In corporate acquisitions, managers construct an impression of control
Business managers are in a conflicting situation, as they are expected to manage decisions and situations they are facing during the early integration with confidence. However, the various different versions of the early integration, which managers construct when interviewed, reveal the challenges and uncertainties of the transition phase, Laura Erkkilä, M.Sc. (Econ.), states in her doctoral dissertation to be examined at Aalto University School of Business on 11 December.
‘Traditionally the acquiring company is expected, inter alia, to take control of the acquired company by creating a control system in accordance with the level of integration for running the acquired company,’ Erkkilä points out.
Previous studies have often been based on the understanding of the integration from the perspective of the acquiring party, highlighting a rational and manageable integration process.
Erkkilä's doctoral dissertation provides new information on how corporate leaders and business managers in both the acquiring company and the acquired one experience the early integration and cope with the pressures created by it. Even though all managers create an impression of control of the situation in their talk, the analysis of how they speak exposes ‘in-control’ elements as well as opposite elements, which disrupt the impression of control. Using these elements managers reveal that situations are at the same time also beyond their control.
‘By building up an impression of control, managers fundamentally fulfil a social obligation for control. This is based on a strong leadership culture that emphasises the manager's responsibility to be credible, solve problems and be in control,’ says Erkkilä.
The managers of the acquired company also participate in creating the impression of control. They do it by highlighting their own personal strengths and experience as well as those of the whole former organization.
Control-based talk may distance people
The study opens new perspectives on the development of integration in such a manner that the managers of the acquired company participate in taking control of the early integration.
‘Successful outcomes can be promoted by making integration and being in control of it a common goal and responsibility.
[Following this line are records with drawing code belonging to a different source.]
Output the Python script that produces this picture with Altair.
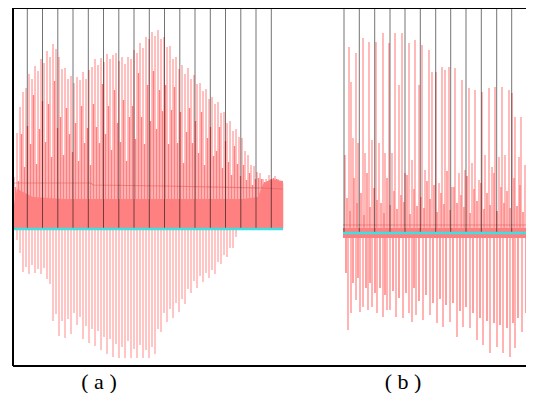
import altair as alt
import pandas as pd

# ---- extents (x = sample index, y = amplitude; panel (a) baseline = 0) ----
X_MIN, X_MAX = 0, 513
Y_MIN, Y_MAX = -137, 221
B_BASE = -4          # baseline of panel (b)
A_END = 270          # last sample of panel (a)
B_START, B_END = 330, 521

# ---- panel (a) : upward pulses ----
a_peak_x = [1 + 3 * i for i in range(90)]
a_peak = [52, 96, 122, 137, 141, 155, 150, 163, 158, 170,
          166, 178, 172, 185, 180, 172, 160, 161, 150, 153,
          146, 152, 149, 157, 150, 159, 162, 170, 164, 171,
          167, 175, 170, 174, 176, 168, 172, 165, 172, 170,
          179, 176, 186, 181, 192, 190, 197, 193, 199, 190,
          192, 182, 183, 170, 172, 160, 164, 155, 161, 150,
          154, 145, 146, 138, 140, 130, 132, 125, 127, 116,
          117, 106, 108, 98, 100, 92, 91, 78, 74, 64,
          63, 57, 56, 50, 50, 54, 49, 53, 50, 48]
a_mid_x = [2.5 + 3 * i for i in range(90)]
a_mid = [42, 48, 95, 62, 103, 85, 134, 65, 100, 128,
         87, 125, 72, 148, 101, 112, 74, 121, 95, 77,
         106, 68, 123, 86, 101, 64, 125, 102, 86, 145,
         95, 123, 79, 139, 106, 87, 129, 68, 112, 123,
         90, 156, 112, 85, 144, 108, 158, 100, 139, 118,
         144, 85, 119, 142, 86, 117, 66, 97, 121, 86,
         108, 76, 117, 64, 91, 102, 73, 78, 102, 61,
         88, 67, 54, 83, 65, 53, 64, 49, 56, 44,
         50, 51, 50, 47, 48, 49, 51, 50, 47, 46]
# ---- panel (a) : downward pulses ----
a_down_x = [4 + 3 * i for i in range(74)]
a_down = [-11, -24, -43, -38, -45, -36, -44, -40, -45, -39,
          -50, -55, -92, -85, -107, -92, -109, -90, -105, -84,
          -96, -88, -110, -97, -114, -100, -117, -102, -121, -108,
          -125, -110, -128, -115, -129, -118, -129, -112, -129, -120,
          -129, -116, -129, -121, -129, -118, -125, -100, -103, -84,
          -93, -80, -89, -74, -83, -70, -75, -60, -64, -52,
          -59, -47, -53, -44, -49, -41, -45, -33, -35, -26,
          -28, -19, -19, -8]
# ---- panel (a) : dense body and level line ----
a_body_x = [0, 4, 20, 50, 90, 140, 190, 230, 245, 250, 258, 270]
a_body = [20, 40, 32, 30, 30, 30, 30, 30, 32, 45, 50, 48]
a_level_x = [0, 78, 80, 150, 250, 270]
a_level = [46, 46, 44, 43, 41, 40]

# ---- panel (b) ----
b_up_x = [332, 336, 338, 340, 343, 345, 350, 352, 356, 359, 363, 366, 370, 372,
          376, 379, 382, 386, 389, 392, 396, 399, 402, 406, 409, 412, 416, 419,
          423, 426, 429, 432, 436, 439, 442, 446, 449, 452, 456, 459, 462, 466,
          469, 472, 476, 479, 482, 486, 489, 492, 496, 499, 502, 506, 508, 512,
          516, 519]
b_up = [78, 186, 151, 95, 180, 90, 195, 80, 191, 93, 191, 90, 200, 80,
        190, 80, 200, 148, 200, 60, 190, 73, 193, 148, 188, 63, 183, 161,
        161, 50, 166, 163, 166, 46, 165, 60, 153, 63, 145, 70, 143, 53,
        141, 78, 145, 66, 146, 76, 146, 78, 143, 140, 116, 76, 116, 68,
        33, 80]
b_small_x = [334, 341, 348, 354, 361, 368, 374, 381, 388, 394, 401, 408, 414, 421,
             428, 434, 441, 448, 454, 461, 468, 474, 481, 488, 494, 501, 507, 514, 520]
b_small = [35, 55, 40, 60, 45, 30, 55, 42, 38, 58, 44, 36, 52, 48,
           40, 62, 46, 38, 57, 44, 50, 40, 60, 46, 42, 55, 48, 36, 45]
b_small2_x = [337, 344, 351, 357, 364, 371, 377, 384, 391, 397, 404, 411, 417, 424,
              431, 437, 444, 451, 457, 464, 471, 477, 484, 491, 497, 504, 510, 517]
b_small2 = [22, 30, 18, 26, 33, 20, 28, 24, 31, 19, 27, 25, 34, 21,
            29, 23, 30, 26, 20, 32, 24, 28, 22, 30, 25, 27, 21, 29]
b_down_x = [335, 338, 343, 347, 350, 355, 359, 364, 370, 374, 377, 383, 390, 396,
            399, 403, 410, 417, 424, 430, 437, 444, 450, 457, 464, 470, 477, 484,
            490, 497, 502, 509, 517]
b_down = [-97, -80, -67, -79, -74, -77, -74, -80, -84, -77, -77, -84, -85, -80,
          -89, -82, -87, -82, -90, -94, -89, -104, -94, -95, -107, -112, -120, -114,
          -120, -124, -115, -99, -107]
b_down2_x = [333, 340, 345, 353, 357, 362, 367, 372, 380, 386, 393, 401, 406, 413,
             420, 427, 433, 440, 447, 453, 460, 467, 474, 481, 487, 494, 500, 505,
             513, 520]
b_down2 = [-40, -50, -45, -55, -50, -60, -55, -62, -58, -65, -60, -55, -68, -62,
           -70, -66, -72, -70, -78, -74, -80, -85, -88, -90, -92, -95, -90, -85,
           -80, -75]
b_body_x = [330, 521]
b_body_hi = [5, 5]
b_body_lo = [-5, -5]
b_level = 8

# ---- frame markers ----
a_marks = [14.3, 29.5, 44.8, 60, 75.3, 90.5, 105.8, 121, 136.3, 151.5,
           166.8, 182, 197.3, 212.5, 227.8, 243, 258.3]
b_marks = [331, 346.3, 361.7, 377, 392, 407.3, 422.7, 437.7, 453, 468.3,
           483.7, 498.7, 514.3]

labels = ["( a )", "( b )"]
label_x = [86, 390]
label_y = [-153, -153]

RED = "#ff8080"
xs = alt.Scale(domain=[X_MIN, X_MAX], nice=False, zero=False)
ys = alt.Scale(domain=[Y_MIN, Y_MAX], nice=False, zero=False)


def spikes(xv, yv, base, width, color=RED, opacity=1.0):
    df = pd.DataFrame({"x": xv, "y": [base] * len(xv), "y2": [base + v for v in yv]})
    return alt.Chart(df).mark_rule(color=color, strokeWidth=width, opacity=opacity,
                                   clip=True).encode(
        x=alt.X("x:Q", scale=xs, axis=None),
        y=alt.Y("y:Q", scale=ys, axis=None),
        y2="y2:Q",
    )


def band(xv, lo, hi, color=RED):
    df = pd.DataFrame({"x": xv, "lo": lo, "hi": hi})
    return alt.Chart(df).mark_area(color=color, opacity=1, clip=True).encode(
        x=alt.X("x:Q", scale=xs, axis=None),
        y=alt.Y("lo:Q", scale=ys, axis=None),
        y2="hi:Q",
    )


def line(xv, yv, color, width, opacity=1.0):
    df = pd.DataFrame({"x": xv, "y": yv})
    return alt.Chart(df).mark_line(color=color, strokeWidth=width, opacity=opacity,
                                   clip=True).encode(
        x=alt.X("x:Q", scale=xs, axis=None),
        y=alt.Y("y:Q", scale=ys, axis=None),
    )


layers = []
layers.append(band(a_body_x, [0] * len(a_body_x), a_body))
layers.append(band(b_body_x, [B_BASE + v for v in b_body_lo], [B_BASE + v for v in b_body_hi]))
layers.append(spikes(a_mid_x, a_mid, 0, 1.5))
layers.append(spikes(a_peak_x, a_peak, 0, 1.0))
layers.append(spikes(a_down_x, a_down, 0, 0.9))
layers.append(spikes(b_small2_x, b_small2, B_BASE, 1.5))
layers.append(spikes(b_small_x, b_small, B_BASE, 1.4))
layers.append(spikes(b_up_x, b_up, B_BASE, 1.1))
layers.append(spikes(b_down2_x, b_down2, B_BASE, 1.5))
layers.append(spikes(b_down_x, b_down, B_BASE, 1.2))
layers.append(line(a_level_x, a_level, "#e06060", 1.2, 0.6))
layers.append(line(b_body_x, [B_BASE + b_level] * 2, "#e06060", 1.2, 0.6))

# frame markers (black verticals)
mk = pd.DataFrame({"x": a_marks + b_marks,
                   "y": [0] * len(a_marks) + [B_BASE] * len(b_marks),
                   "y2": [Y_MAX] * (len(a_marks) + len(b_marks))})
layers.append(alt.Chart(mk).mark_rule(color="black", strokeWidth=1, opacity=0.55,
                                      clip=True).encode(
    x=alt.X("x:Q", scale=xs, axis=None), y=alt.Y("y:Q", scale=ys, axis=None), y2="y2:Q"))

# baselines (cyan)
layers.append(line([X_MIN, A_END], [0, 0], "#40e0e0", 2.5))
layers.append(line([B_START, B_END], [B_BASE, B_BASE], "#40e0e0", 2.5))

# frame
fr_v = pd.DataFrame({"x": [X_MIN], "y": [Y_MIN], "y2": [Y_MAX]})
layers.append(alt.Chart(fr_v).mark_rule(color="black", strokeWidth=2).encode(
    x=alt.X("x:Q", scale=xs, axis=None), y=alt.Y("y:Q", scale=ys, axis=None), y2="y2:Q"))
fr_h = pd.DataFrame({"x": [X_MIN, X_MIN], "x2": [X_MAX, X_MAX], "y": [Y_MIN, Y_MAX]})
layers.append(alt.Chart(fr_h).mark_rule(color="black", strokeWidth=2).encode(
    x=alt.X("x:Q", scale=xs, axis=None), x2="x2:Q", y=alt.Y("y:Q", scale=ys, axis=None)))

# labels
lab = pd.DataFrame({"x": label_x, "y": label_y, "t": labels})
layers.append(alt.Chart(lab).mark_text(font="Liberation Serif", fontSize=22, color="black",
                                       align="center", baseline="middle").encode(
    x=alt.X("x:Q", scale=xs, axis=None), y=alt.Y("y:Q", scale=ys, axis=None), text="t:N"))

chart = alt.layer(*layers).properties(
    width=513, height=358,
    autosize="none",
    padding={"left": 5, "top": 0, "right": 0, "bottom": 27},
).configure_view(stroke=None)

chart.save("out.html", embed_options={"renderer": "svg", "actions": False})
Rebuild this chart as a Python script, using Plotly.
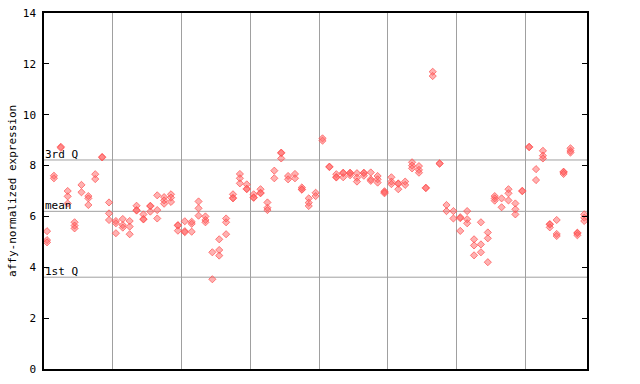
import plotly.graph_objects as go

# sample columns (1..79) and their replicate values
sample_values = [
    [5.42, 5.07, 4.98], [7.60, 7.50], [8.74, 8.70], [7.00, 6.79, 6.51], [5.77, 5.64, 5.53],
    [7.24, 6.95], [6.80, 6.71, 6.45], [7.66, 7.47], [8.34, 8.32], [6.55, 6.12, 5.86],
    [5.82, 5.73, 5.34], [5.90, 5.66, 5.56], [5.82, 5.60, 5.30], [6.42, 6.25, 6.23], [6.08, 5.90, 5.88],
    [6.42, 6.40, 6.19], [6.83, 6.25, 5.92], [6.76, 6.63, 6.50], [6.87, 6.74, 6.57], [5.66, 5.64, 5.44],
    [5.81, 5.42, 5.38], [5.79, 5.71, 5.40], [6.59, 6.32, 6.03], [6.00, 5.86, 5.77], [4.59, 3.53],
    [5.10, 4.68, 4.46], [5.92, 5.77, 5.30], [6.87, 6.73, 6.71], [7.67, 7.50, 7.30], [7.26, 7.09, 7.07],
    [6.87, 6.75, 6.73], [7.07, 6.93, 6.91], [6.55, 6.34, 6.25], [7.80, 7.50], [8.51, 8.49, 8.28],
    [7.59, 7.46], [7.67, 7.50], [7.14, 7.07, 7.05], [6.71, 6.54, 6.41], [6.93, 6.80],
    [9.07, 8.98], [7.96, 7.94], [7.66, 7.55, 7.53], [7.72, 7.70, 7.54], [7.72, 7.70, 7.62],
    [7.70, 7.52, 7.37], [7.72, 7.70, 7.60], [7.73, 7.46, 7.40], [7.59, 7.46, 7.33], [6.99, 6.95, 6.91],
    [7.54, 7.37, 7.27], [7.30, 7.28, 7.07], [7.37, 7.24], [8.13, 8.00, 7.89], [7.98, 7.83, 7.72],
    [7.13, 7.11], [11.69, 11.52], [8.09, 8.07], [6.45, 6.21], [6.21, 5.92],
    [5.97, 5.93, 5.43], [6.21, 5.89, 5.73], [5.10, 4.86, 4.47], [5.77, 4.90, 4.59], [5.37, 5.14, 4.20],
    [6.80, 6.71, 6.62], [6.71, 6.36], [7.07, 6.91, 6.63], [6.51, 6.28, 6.08], [7.01, 6.99],
    [8.74, 8.72], [7.86, 7.43], [8.58, 8.39, 8.28], [5.70, 5.68, 5.57], [5.86, 5.31, 5.23],
    [7.76, 7.74, 7.67], [8.68, 8.58, 8.51], [5.36, 5.34, 5.26], [6.08, 5.95, 5.82],
]
sample_index = list(range(1, len(sample_values) + 1))

# reference lines
q3_value = 8.22
mean_value = 6.20
q1_value = 3.61
y_ticks = [0, 2, 4, 6, 8, 10, 12, 14]
group_boundaries = [10.5, 20.5, 30.5, 40.5, 50.5, 60.5, 70.5]

xs, ys = [], []
for i, vals in zip(sample_index, sample_values):
    for v in vals:
        xs.append(i)
        ys.append(v)

MONO = "DejaVu Sans Mono"
fig = go.Figure()
fig.add_trace(go.Scatter(
    x=xs, y=ys, mode="markers",
    marker=dict(symbol="diamond", size=5.5, color="rgba(255,100,100,0.5)",
                line=dict(color="rgba(255,80,80,0.9)", width=0.8)),
    showlegend=False, hoverinfo="y",
))

for val in (q3_value, mean_value, q1_value):
    fig.add_shape(type="line", xref="paper", x0=0, x1=1, yref="y", y0=val, y1=val,
                  line=dict(color="#a0a0a0", width=1), layer="below")

for label, val in (("3rd Q", q3_value), ("mean", mean_value), ("1st Q", q1_value)):
    fig.add_annotation(text=label, xref="paper", x=0, xanchor="left", yref="y", y=val,
                       yanchor="bottom", showarrow=False, borderpad=0, yshift=-2,
                       font=dict(family=MONO, size=11, color="black"))

fig.add_annotation(text="affy-normalized expression", xref="paper", yref="paper",
                   x=-0.059, y=0.5, xanchor="center", yanchor="middle", textangle=-90,
                   showarrow=False, font=dict(family=MONO, size=11, color="black"))

fig.update_layout(
    width=640, height=384,
    margin=dict(l=44, r=53, t=13, b=15, autoexpand=False),
    paper_bgcolor="white", plot_bgcolor="white",
    font=dict(family=MONO, size=11, color="black"),
    xaxis=dict(range=[0.56, 79.4], tickvals=group_boundaries, showticklabels=False,
               ticks="", showgrid=True, gridcolor="#a0a0a0", gridwidth=1, automargin=False,
               showline=True, linecolor="black", linewidth=1.5, mirror=True, zeroline=False),
    yaxis=dict(range=[0, 14], tickvals=y_ticks, ticks="inside", ticklen=5, tickcolor="black",
               showgrid=False, showline=True, linecolor="black", linewidth=1.5, mirror="ticks",
               zeroline=False, automargin=False, ticklabelstandoff=4,
               tickfont=dict(family=MONO, size=11, color="black")),
)

fig.write_html("out.html", config={"displayModeBar": False},
               post_script="document.body.style.margin='0';document.body.style.overflow='hidden';")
A common understanding of the priorities of the new organization during the initial phase of integration is also necessary. The current conception of good integration is no longer based on strong control only, but on mutual commitment and participation,’ Erkkilä points out.
Erkkilä notes that the corporate management's overemphasis on talk about the manageability of the initial integration may contradict with the experiences of the acquired company or even the entire personnel. She, therefore, calls for open communication about the challenges of early integration to avoid escalation of diverging views into resistance.